_Input for this task:_
- - - - -

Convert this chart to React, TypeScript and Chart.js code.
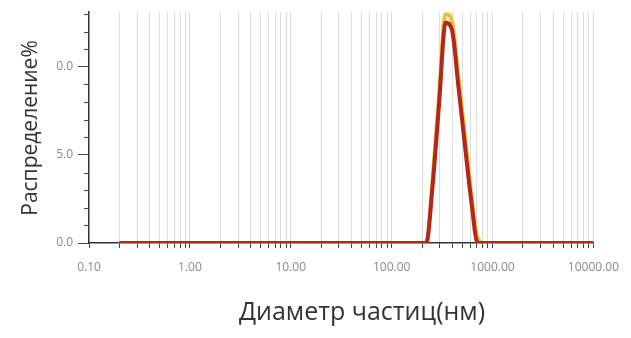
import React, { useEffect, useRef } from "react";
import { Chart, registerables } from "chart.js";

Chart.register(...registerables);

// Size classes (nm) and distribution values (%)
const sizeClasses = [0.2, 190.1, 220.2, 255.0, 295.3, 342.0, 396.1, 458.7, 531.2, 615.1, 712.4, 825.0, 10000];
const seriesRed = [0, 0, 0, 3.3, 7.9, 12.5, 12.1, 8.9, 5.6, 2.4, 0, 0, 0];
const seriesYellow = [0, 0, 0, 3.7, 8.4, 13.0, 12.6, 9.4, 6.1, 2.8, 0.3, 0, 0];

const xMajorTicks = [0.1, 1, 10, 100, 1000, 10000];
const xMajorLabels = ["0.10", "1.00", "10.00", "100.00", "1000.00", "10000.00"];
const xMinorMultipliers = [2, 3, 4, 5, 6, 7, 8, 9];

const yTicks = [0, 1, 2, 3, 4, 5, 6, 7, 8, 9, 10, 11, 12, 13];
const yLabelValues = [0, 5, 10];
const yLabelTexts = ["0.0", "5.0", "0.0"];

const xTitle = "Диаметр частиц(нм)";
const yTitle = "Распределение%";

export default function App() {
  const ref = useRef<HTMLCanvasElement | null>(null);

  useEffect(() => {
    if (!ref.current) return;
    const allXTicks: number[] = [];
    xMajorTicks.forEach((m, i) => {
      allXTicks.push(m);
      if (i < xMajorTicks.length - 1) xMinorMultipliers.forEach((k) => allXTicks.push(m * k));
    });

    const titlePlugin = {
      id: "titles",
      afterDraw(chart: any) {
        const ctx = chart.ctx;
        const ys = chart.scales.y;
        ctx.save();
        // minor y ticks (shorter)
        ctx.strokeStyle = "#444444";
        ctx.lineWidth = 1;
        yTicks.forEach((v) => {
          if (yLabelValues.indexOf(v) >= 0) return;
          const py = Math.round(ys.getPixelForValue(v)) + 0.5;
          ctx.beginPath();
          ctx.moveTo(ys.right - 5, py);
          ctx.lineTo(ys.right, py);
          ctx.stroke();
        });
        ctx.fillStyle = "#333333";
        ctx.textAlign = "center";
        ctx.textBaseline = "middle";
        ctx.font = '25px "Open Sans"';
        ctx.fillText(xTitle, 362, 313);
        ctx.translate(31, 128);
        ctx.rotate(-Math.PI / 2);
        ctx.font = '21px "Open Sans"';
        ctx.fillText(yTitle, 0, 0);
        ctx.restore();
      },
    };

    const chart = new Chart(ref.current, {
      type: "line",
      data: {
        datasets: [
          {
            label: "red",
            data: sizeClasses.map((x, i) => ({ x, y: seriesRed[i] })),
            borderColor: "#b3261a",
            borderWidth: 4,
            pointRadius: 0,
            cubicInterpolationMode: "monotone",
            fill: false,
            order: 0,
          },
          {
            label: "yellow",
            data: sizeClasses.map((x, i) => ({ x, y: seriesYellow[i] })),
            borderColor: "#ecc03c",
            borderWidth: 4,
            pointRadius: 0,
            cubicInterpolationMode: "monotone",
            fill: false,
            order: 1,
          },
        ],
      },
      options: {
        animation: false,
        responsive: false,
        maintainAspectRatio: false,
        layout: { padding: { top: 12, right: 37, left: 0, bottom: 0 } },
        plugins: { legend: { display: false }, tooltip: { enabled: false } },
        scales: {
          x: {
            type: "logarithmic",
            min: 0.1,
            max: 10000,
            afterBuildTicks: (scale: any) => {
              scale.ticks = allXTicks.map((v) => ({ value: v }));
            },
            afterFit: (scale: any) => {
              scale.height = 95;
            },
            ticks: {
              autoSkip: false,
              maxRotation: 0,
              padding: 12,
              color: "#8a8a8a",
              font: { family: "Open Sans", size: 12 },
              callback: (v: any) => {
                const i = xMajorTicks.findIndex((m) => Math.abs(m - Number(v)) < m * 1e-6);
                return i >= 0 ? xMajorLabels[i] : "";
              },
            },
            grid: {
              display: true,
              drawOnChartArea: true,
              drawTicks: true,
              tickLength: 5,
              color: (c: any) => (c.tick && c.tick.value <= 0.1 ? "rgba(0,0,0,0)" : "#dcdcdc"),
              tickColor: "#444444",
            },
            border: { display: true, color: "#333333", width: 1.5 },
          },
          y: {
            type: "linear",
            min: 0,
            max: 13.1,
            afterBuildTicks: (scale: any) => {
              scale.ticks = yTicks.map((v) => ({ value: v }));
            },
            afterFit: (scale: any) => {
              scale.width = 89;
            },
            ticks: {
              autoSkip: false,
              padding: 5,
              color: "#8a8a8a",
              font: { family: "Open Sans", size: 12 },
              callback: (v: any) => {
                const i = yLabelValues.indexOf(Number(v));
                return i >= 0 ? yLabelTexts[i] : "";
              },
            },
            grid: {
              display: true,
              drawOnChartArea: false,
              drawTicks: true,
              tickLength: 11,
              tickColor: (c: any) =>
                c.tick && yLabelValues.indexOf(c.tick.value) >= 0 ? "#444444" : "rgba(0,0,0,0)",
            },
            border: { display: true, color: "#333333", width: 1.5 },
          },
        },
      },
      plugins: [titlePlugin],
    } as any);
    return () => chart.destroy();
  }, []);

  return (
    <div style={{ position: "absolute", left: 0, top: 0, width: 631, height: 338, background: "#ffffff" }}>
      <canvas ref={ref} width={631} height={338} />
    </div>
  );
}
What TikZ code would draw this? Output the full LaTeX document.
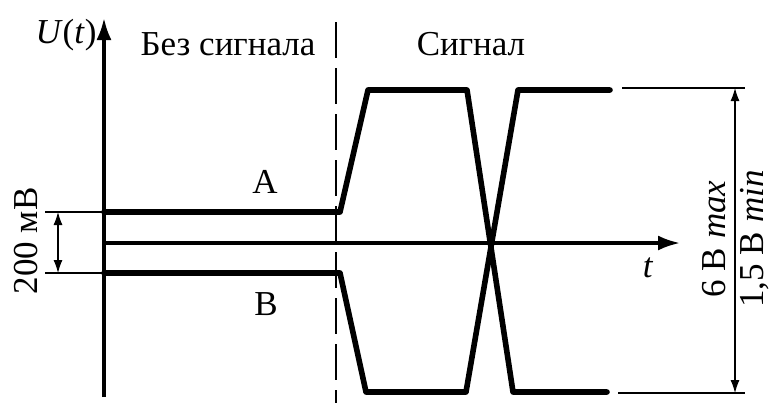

- - - - -

_Exercise directions:_ Copy the records above exactly. The pictures are not part of the copy.

_Written answer:_
Convert this chart to React, TypeScript and Chart.js code.
import React, { useEffect, useRef } from "react";
import { Chart, registerables } from "chart.js";

Chart.register(...registerables);

// Size classes (nm) and distribution values (%)
const sizeClasses = [0.2, 190.1, 220.2, 255.0, 295.3, 342.0, 396.1, 458.7, 531.2, 615.1, 712.4, 825.0, 10000];
const seriesRed = [0, 0, 0, 3.3, 7.9, 12.5, 12.1, 8.9, 5.6, 2.4, 0, 0, 0];
const seriesYellow = [0, 0, 0, 3.7, 8.4, 13.0, 12.6, 9.4, 6.1, 2.8, 0.3, 0, 0];

const xMajorTicks = [0.1, 1, 10, 100, 1000, 10000];
const xMajorLabels = ["0.10", "1.00", "10.00", "100.00", "1000.00", "10000.00"];
const xMinorMultipliers = [2, 3, 4, 5, 6, 7, 8, 9];

const yTicks = [0, 1, 2, 3, 4, 5, 6, 7, 8, 9, 10, 11, 12, 13];
const yLabelValues = [0, 5, 10];
const yLabelTexts = ["0.0", "5.0", "0.0"];

const xTitle = "Диаметр частиц(нм)";
const yTitle = "Распределение%";

export default function App() {
  const ref = useRef<HTMLCanvasElement | null>(null);

  useEffect(() => {
    if (!ref.current) return;
    const allXTicks: number[] = [];
    xMajorTicks.forEach((m, i) => {
      allXTicks.push(m);
      if (i < xMajorTicks.length - 1) xMinorMultipliers.forEach((k) => allXTicks.push(m * k));
    });

    const titlePlugin = {
      id: "titles",
      afterDraw(chart: any) {
        const ctx = chart.ctx;
        const ys = chart.scales.y;
        ctx.save();
        // minor y ticks (shorter)
        ctx.strokeStyle = "#444444";
        ctx.lineWidth = 1;
        yTicks.forEach((v) => {
          if (yLabelValues.indexOf(v) >= 0) return;
          const py = Math.round(ys.getPixelForValue(v)) + 0.5;
          ctx.beginPath();
          ctx.moveTo(ys.right - 5, py);
          ctx.lineTo(ys.right, py);
          ctx.stroke();
        });
        ctx.fillStyle = "#333333";
        ctx.textAlign = "center";
        ctx.textBaseline = "middle";
        ctx.font = '25px "Open Sans"';
        ctx.fillText(xTitle, 362, 313);
        ctx.translate(31, 128);
        ctx.rotate(-Math.PI / 2);
        ctx.font = '21px "Open Sans"';
        ctx.fillText(yTitle, 0, 0);
        ctx.restore();
      },
    };

    const chart = new Chart(ref.current, {
      type: "line",
      data: {
        datasets: [
          {
            label: "red",
            data: sizeClasses.map((x, i) => ({ x, y: seriesRed[i] })),
            borderColor: "#b3261a",
            borderWidth: 4,
            pointRadius: 0,
            cubicInterpolationMode: "monotone",
            fill: false,
            order: 0,
          },
          {
            label: "yellow",
            data: sizeClasses.map((x, i) => ({ x, y: seriesYellow[i] })),
            borderColor: "#ecc03c",
            borderWidth: 4,
            pointRadius: 0,
            cubicInterpolationMode: "monotone",
            fill: false,
            order: 1,
          },
        ],
      },
      options: {
        animation: false,
        responsive: false,
        maintainAspectRatio: false,
        layout: { padding: { top: 12, right: 37, left: 0, bottom: 0 } },
        plugins: { legend: { display: false }, tooltip: { enabled: false } },
        scales: {
          x: {
            type: "logarithmic",
            min: 0.1,
            max: 10000,
            afterBuildTicks: (scale: any) => {
              scale.ticks = allXTicks.map((v) => ({ value: v }));
            },
            afterFit: (scale: any) => {
              scale.height = 95;
            },
            ticks: {
              autoSkip: false,
              maxRotation: 0,
              padding: 12,
              color: "#8a8a8a",
              font: { family: "Open Sans", size: 12 },
              callback: (v: any) => {
                const i = xMajorTicks.findIndex((m) => Math.abs(m - Number(v)) < m * 1e-6);
                return i >= 0 ? xMajorLabels[i] : "";
              },
            },
            grid: {
              display: true,
              drawOnChartArea: true,
              drawTicks: true,
              tickLength: 5,
              color: (c: any) => (c.tick && c.tick.value <= 0.1 ? "rgba(0,0,0,0)" : "#dcdcdc"),
              tickColor: "#444444",
            },
            border: { display: true, color: "#333333", width: 1.5 },
          },
          y: {
            type: "linear",
            min: 0,
            max: 13.1,
            afterBuildTicks: (scale: any) => {
              scale.ticks = yTicks.map((v) => ({ value: v }));
            },
            afterFit: (scale: any) => {
              scale.width = 89;
            },
            ticks: {
              autoSkip: false,
              padding: 5,
              color: "#8a8a8a",
              font: { family: "Open Sans", size: 12 },
              callback: (v: any) => {
                const i = yLabelValues.indexOf(Number(v));
                return i >= 0 ? yLabelTexts[i] : "";
              },
            },
            grid: {
              display: true,
              drawOnChartArea: false,
              drawTicks: true,
              tickLength: 11,
              tickColor: (c: any) =>
                c.tick && yLabelValues.indexOf(c.tick.value) >= 0 ? "#444444" : "rgba(0,0,0,0)",
            },
            border: { display: true, color: "#333333", width: 1.5 },
          },
        },
      },
      plugins: [titlePlugin],
    } as any);
    return () => chart.destroy();
  }, []);

  return (
    <div style={{ position: "absolute", left: 0, top: 0, width: 631, height: 338, background: "#ffffff" }}>
      <canvas ref={ref} width={631} height={338} />
    </div>
  );
}
What TikZ code would draw this? Output the full LaTeX document.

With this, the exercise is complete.